• [Stated goal]: Omit all images. Write out the rest of the material exactly.

• [Data]:
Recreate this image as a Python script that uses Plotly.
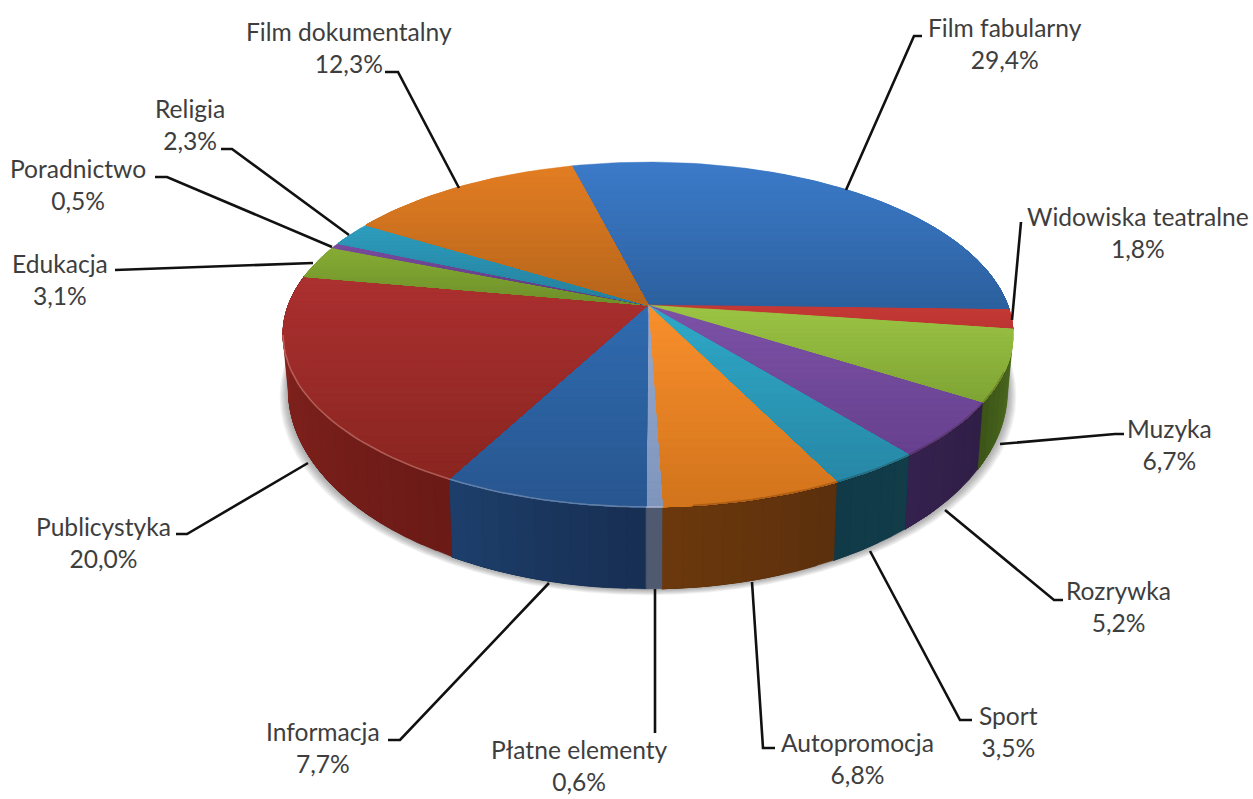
import math
import plotly.graph_objects as go

# Programme shares, clockwise from the top of the pie
categories = ["Film fabularny", "Widowiska teatralne", "Muzyka", "Rozrywka", "Sport",
              "Autopromocja", "Płatne elementy", "Informacja", "Publicystyka",
              "Edukacja", "Poradnictwo", "Religia", "Film dokumentalny"]
shares = [29.4, 1.8, 6.7, 5.2, 3.5, 6.8, 0.6, 7.7, 20.0, 3.1, 0.5, 2.3, 12.3]

# Top-face gradient (upper, lower) and side-wall gradient (start, end) per slice
top_colors = [("#3C7BC9", "#2C609E"), ("#C63A36", "#BC3633"), ("#9CC544", "#7EA334"),
              ("#7C52A6", "#67408F"), ("#2FA9C8", "#2787A6"), ("#F98F2C", "#D2741C"),
              ("#94A9CE", "#7F95BC"), ("#2F6BB0", "#28568F"), ("#AC3030", "#892520"),
              ("#86AD35", "#6F8F2A"), ("#7A4C9E", "#5E3A80"), ("#2E9DBE", "#247F9C"),
              ("#E37D22", "#B5651B")]
wall_colors = [("#2C609E", "#1F4575"), ("#7A1F1C", "#7A1F1C"), ("#50701F", "#3C5518"),
               ("#2E1E45", "#36214F"), ("#123C48", "#103A48"), ("#5C300D", "#6B380C"),
               ("#4F5A70", "#4F5A70"), ("#172E52", "#1D3F6B"), ("#6B1A16", "#8A2520"),
               ("#86AD35", "#6F8F2A"), ("#7A4C9E", "#5E3A80"), ("#2E9DBE", "#247F9C"),
               ("#E37D22", "#B5651B")]

# Pie projection: a tilted disc seen in perspective, in page pixels
CX, CY = 648.0, 305.0
RX, RY, TILT = 359.6, 167.4, 0.171
START_DEG = -14.3
WALL_SHRINK = 0.985

# Label block centres and their leader polylines
label_pos = [(1005, 43), (1138, 232), (1169, 444), (1118, 606), (1008, 731), (857, 758),
             (579, 765), (323, 747), (103, 542), (60, 279), (78, 184), (190, 124), (349, 47)]
leaders = [
    [(846, 190), (914, 36), (922, 36)],
    [(1012, 320), (1021, 222)],
    [(1000, 444), (1115, 434), (1124, 434)],
    [(945, 510), (1054, 600), (1063, 600)],
    [(870, 551), (960, 720), (972, 720)],
    [(752, 582), (763, 748), (775, 748)],
    [(655, 589), (655, 733)],
    [(549, 583), (400, 740), (388, 740)],
    [(308, 463), (187, 534), (176, 534)],
    [(313, 263), (115, 270)],
    [(332, 247), (167, 177), (155, 177)],
    [(349, 235), (232, 149), (221, 149)],
    [(459, 188), (398, 72), (385, 72)],
]


def rim(theta):
    """Point on the top rim for an angle clockwise from the top of the disc."""
    t = math.radians(theta)
    w = 1 + TILT * math.cos(t)
    return CX + RX * math.sin(t) / w, CY - RY * math.cos(t) / w


def base(theta):
    """Matching point on the lower edge of the side wall."""
    x, y = rim(theta)
    return CX + WALL_SHRINK * (x - CX), y + 66 + 0.152 * (y - 402)


def mix(a, b, f):
    ca = [int(a[i:i + 2], 16) for i in (1, 3, 5)]
    cb = [int(b[i:i + 2], 16) for i in (1, 3, 5)]
    return "rgb(%d,%d,%d)" % tuple(round(p + (q - p) * f) for p, q in zip(ca, cb))


def clip_below(poly, y0):
    """Keep the part of a polygon at or below the line y = y0."""
    out = []
    for i, p in enumerate(poly):
        q = poly[(i + 1) % len(poly)]
        if p[1] >= y0:
            out.append(p)
        if (p[1] >= y0) != (q[1] >= y0):
            f = (y0 - p[1]) / (q[1] - p[1])
            out.append((p[0] + f * (q[0] - p[0]), y0))
    return out


def filled(fig, poly, color, edge=0.6):
    xs = [p[0] for p in poly] + [poly[0][0]]
    ys = [p[1] for p in poly] + [poly[0][1]]
    fig.add_trace(go.Scatter(x=xs, y=ys, mode="lines", fill="toself", fillcolor=color,
                             line=dict(color=color, width=edge), hoverinfo="skip",
                             showlegend=False))


fig = go.Figure()

# Slice angle spans derived from the shares
total = sum(shares)
edges = [START_DEG]
for v in shares:
    edges.append(edges[-1] + v / total * 360)
spans = list(zip(edges[:-1], edges[1:]))

# Soft contact shadow under the front of the pie
for i in range(7, 0, -1):
    ring = []
    for d in range(60, 301, 4):
        x, y = base(d)
        ring.append((x + (x - CX) * 0.0035 * i, y + 0.9 * i))
    for d in range(300, 59, -4):
        ring.append(rim(d))
    filled(fig, ring, "rgba(60,60,60,0.07)", edge=0)

# Side walls: each step repaints from its angle to the slice's far edge, so no seams show
for (a, b), (c0, c1) in zip(spans, wall_colors):
    n = max(1, int((b - a) / 2.5))
    for k in range(n):
        t0 = a + (b - a) * k / n
        if math.cos(math.radians(t0 + (b - a) / (2 * n))) > 0.35:
            continue
        steps = [t0 + (b - t0) * j / 12 for j in range(13)]
        upper = [rim(t) for t in steps]
        lower = [base(t) for t in reversed(steps)]
        filled(fig, upper + lower, mix(c0, c1, (k + 0.5) / n), edge=0.4)

# Top face of each slice: bands repaint downward from their own upper edge
BANDS = 24
for (a, b), (c0, c1) in zip(spans, top_colors):
    n = max(2, int((b - a) / 1.5))
    poly = [(CX, CY)] + [rim(a + (b - a) * k / n) for k in range(n + 1)]
    ymin = min(p[1] for p in poly)
    ymax = max(p[1] for p in poly)
    step = (ymax - ymin) / BANDS
    for k in range(BANDS):
        part = clip_below(poly, ymin + k * step)
        if len(part) >= 3:
            filled(fig, part, mix(c0, c1, (k + 0.5) / BANDS), edge=0.4)

# Bevel along the front rim: light on the left, dark on the right
left_rim = [rim(d) for d in range(178, 262, 2)]
fig.add_trace(go.Scatter(x=[p[0] for p in left_rim], y=[p[1] for p in left_rim], mode="lines",
                         line=dict(color="rgba(255,235,225,0.28)", width=1.6),
                         hoverinfo="skip", showlegend=False))
right_rim = [rim(d) for d in range(112, 176, 2)]
fig.add_trace(go.Scatter(x=[p[0] for p in right_rim], y=[p[1] for p in right_rim], mode="lines",
                         line=dict(color="rgba(40,20,0,0.22)", width=2.2),
                         hoverinfo="skip", showlegend=False))

# Leader lines from the rim out to each label
for path in leaders:
    fig.add_trace(go.Scatter(x=[p[0] for p in path], y=[p[1] for p in path], mode="lines",
                             line=dict(color="#111111", width=2.6), hoverinfo="skip",
                             showlegend=False))

# Category name above its percentage, with a decimal comma
for name, value, (lx, ly) in zip(categories, shares, label_pos):
    text = f"{name}<br>{value:.1f}%".replace(".", ",")
    fig.add_annotation(x=lx, y=ly, text=text, showarrow=False, align="center",
                       xanchor="center", yanchor="middle",
                       font=dict(family="Lato", size=24.6, color="#3E3E3E"))

fig.update_xaxes(range=[0, 1253], visible=False, fixedrange=True)
fig.update_yaxes(range=[799, 0], visible=False, fixedrange=True)
fig.update_layout(width=1253, height=799, margin=dict(l=0, r=0, t=0, b=0),
                  paper_bgcolor="white", plot_bgcolor="white", showlegend=False)
fig.write_html("out.html", config={"displayModeBar": False})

• [Output]:
Recreate this image as a Python script that uses Plotly.
import math
import plotly.graph_objects as go

# Programme shares, clockwise from the top of the pie
categories = ["Film fabularny", "Widowiska teatralne", "Muzyka", "Rozrywka", "Sport",
              "Autopromocja", "Płatne elementy", "Informacja", "Publicystyka",
              "Edukacja", "Poradnictwo", "Religia", "Film dokumentalny"]
shares = [29.4, 1.8, 6.7, 5.2, 3.5, 6.8, 0.6, 7.7, 20.0, 3.1, 0.5, 2.3, 12.3]

# Top-face gradient (upper, lower) and side-wall gradient (start, end) per slice
top_colors = [("#3C7BC9", "#2C609E"), ("#C63A36", "#BC3633"), ("#9CC544", "#7EA334"),
              ("#7C52A6", "#67408F"), ("#2FA9C8", "#2787A6"), ("#F98F2C", "#D2741C"),
              ("#94A9CE", "#7F95BC"), ("#2F6BB0", "#28568F"), ("#AC3030", "#892520"),
              ("#86AD35", "#6F8F2A"), ("#7A4C9E", "#5E3A80"), ("#2E9DBE", "#247F9C"),
              ("#E37D22", "#B5651B")]
wall_colors = [("#2C609E", "#1F4575"), ("#7A1F1C", "#7A1F1C"), ("#50701F", "#3C5518"),
               ("#2E1E45", "#36214F"), ("#123C48", "#103A48"), ("#5C300D", "#6B380C"),
               ("#4F5A70", "#4F5A70"), ("#172E52", "#1D3F6B"), ("#6B1A16", "#8A2520"),
               ("#86AD35", "#6F8F2A"), ("#7A4C9E", "#5E3A80"), ("#2E9DBE", "#247F9C"),
               ("#E37D22", "#B5651B")]

# Pie projection: a tilted disc seen in perspective, in page pixels
CX, CY = 648.0, 305.0
RX, RY, TILT = 359.6, 167.4, 0.171
START_DEG = -14.3
WALL_SHRINK = 0.985

# Label block centres and their leader polylines
label_pos = [(1005, 43), (1138, 232), (1169, 444), (1118, 606), (1008, 731), (857, 758),
             (579, 765), (323, 747), (103, 542), (60, 279), (78, 184), (190, 124), (349, 47)]
leaders = [
    [(846, 190), (914, 36), (922, 36)],
    [(1012, 320), (1021, 222)],
    [(1000, 444), (1115, 434), (1124, 434)],
    [(945, 510), (1054, 600), (1063, 600)],
    [(870, 551), (960, 720), (972, 720)],
    [(752, 582), (763, 748), (775, 748)],
    [(655, 589), (655, 733)],
    [(549, 583), (400, 740), (388, 740)],
    [(308, 463), (187, 534), (176, 534)],
    [(313, 263), (115, 270)],
    [(332, 247), (167, 177), (155, 177)],
    [(349, 235), (232, 149), (221, 149)],
    [(459, 188), (398, 72), (385, 72)],
]


def rim(theta):
    """Point on the top rim for an angle clockwise from the top of the disc."""
    t = math.radians(theta)
    w = 1 + TILT * math.cos(t)
    return CX + RX * math.sin(t) / w, CY - RY * math.cos(t) / w


def base(theta):
    """Matching point on the lower edge of the side wall."""
    x, y = rim(theta)
    return CX + WALL_SHRINK * (x - CX), y + 66 + 0.152 * (y - 402)


def mix(a, b, f):
    ca = [int(a[i:i + 2], 16) for i in (1, 3, 5)]
    cb = [int(b[i:i + 2], 16) for i in (1, 3, 5)]
    return "rgb(%d,%d,%d)" % tuple(round(p + (q - p) * f) for p, q in zip(ca, cb))


def clip_below(poly, y0):
    """Keep the part of a polygon at or below the line y = y0."""
    out = []
    for i, p in enumerate(poly):
        q = poly[(i + 1) % len(poly)]
        if p[1] >= y0:
            out.append(p)
        if (p[1] >= y0) != (q[1] >= y0):
            f = (y0 - p[1]) / (q[1] - p[1])
            out.append((p[0] + f * (q[0] - p[0]), y0))
    return out


def filled(fig, poly, color, edge=0.6):
    xs = [p[0] for p in poly] + [poly[0][0]]
    ys = [p[1] for p in poly] + [poly[0][1]]
    fig.add_trace(go.Scatter(x=xs, y=ys, mode="lines", fill="toself", fillcolor=color,
                             line=dict(color=color, width=edge), hoverinfo="skip",
                             showlegend=False))


fig = go.Figure()

# Slice angle spans derived from the shares
total = sum(shares)
edges = [START_DEG]
for v in shares:
    edges.append(edges[-1] + v / total * 360)
spans = list(zip(edges[:-1], edges[1:]))

# Soft contact shadow under the front of the pie
for i in range(7, 0, -1):
    ring = []
    for d in range(60, 301, 4):
        x, y = base(d)
        ring.append((x + (x - CX) * 0.0035 * i, y + 0.9 * i))
    for d in range(300, 59, -4):
        ring.append(rim(d))
    filled(fig, ring, "rgba(60,60,60,0.07)", edge=0)

# Side walls: each step repaints from its angle to the slice's far edge, so no seams show
for (a, b), (c0, c1) in zip(spans, wall_colors):
    n = max(1, int((b - a) / 2.5))
    for k in range(n):
        t0 = a + (b - a) * k / n
        if math.cos(math.radians(t0 + (b - a) / (2 * n))) > 0.35:
            continue
        steps = [t0 + (b - t0) * j / 12 for j in range(13)]
        upper = [rim(t) for t in steps]
        lower = [base(t) for t in reversed(steps)]
        filled(fig, upper + lower, mix(c0, c1, (k + 0.5) / n), edge=0.4)

# Top face of each slice: bands repaint downward from their own upper edge
BANDS = 24
for (a, b), (c0, c1) in zip(spans, top_colors):
    n = max(2, int((b - a) / 1.5))
    poly = [(CX, CY)] + [rim(a + (b - a) * k / n) for k in range(n + 1)]
    ymin = min(p[1] for p in poly)
    ymax = max(p[1] for p in poly)
    step = (ymax - ymin) / BANDS
    for k in range(BANDS):
        part = clip_below(poly, ymin + k * step)
        if len(part) >= 3:
            filled(fig, part, mix(c0, c1, (k + 0.5) / BANDS), edge=0.4)

# Bevel along the front rim: light on the left, dark on the right
left_rim = [rim(d) for d in range(178, 262, 2)]
fig.add_trace(go.Scatter(x=[p[0] for p in left_rim], y=[p[1] for p in left_rim], mode="lines",
                         line=dict(color="rgba(255,235,225,0.28)", width=1.6),
                         hoverinfo="skip", showlegend=False))
right_rim = [rim(d) for d in range(112, 176, 2)]
fig.add_trace(go.Scatter(x=[p[0] for p in right_rim], y=[p[1] for p in right_rim], mode="lines",
                         line=dict(color="rgba(40,20,0,0.22)", width=2.2),
                         hoverinfo="skip", showlegend=False))

# Leader lines from the rim out to each label
for path in leaders:
    fig.add_trace(go.Scatter(x=[p[0] for p in path], y=[p[1] for p in path], mode="lines",
                             line=dict(color="#111111", width=2.6), hoverinfo="skip",
                             showlegend=False))

# Category name above its percentage, with a decimal comma
for name, value, (lx, ly) in zip(categories, shares, label_pos):
    text = f"{name}<br>{value:.1f}%".replace(".", ",")
    fig.add_annotation(x=lx, y=ly, text=text, showarrow=False, align="center",
                       xanchor="center", yanchor="middle",
                       font=dict(family="Lato", size=24.6, color="#3E3E3E"))

fig.update_xaxes(range=[0, 1253], visible=False, fixedrange=True)
fig.update_yaxes(range=[799, 0], visible=False, fixedrange=True)
fig.update_layout(width=1253, height=799, margin=dict(l=0, r=0, t=0, b=0),
                  paper_bgcolor="white", plot_bgcolor="white", showlegend=False)
fig.write_html("out.html", config={"displayModeBar": False})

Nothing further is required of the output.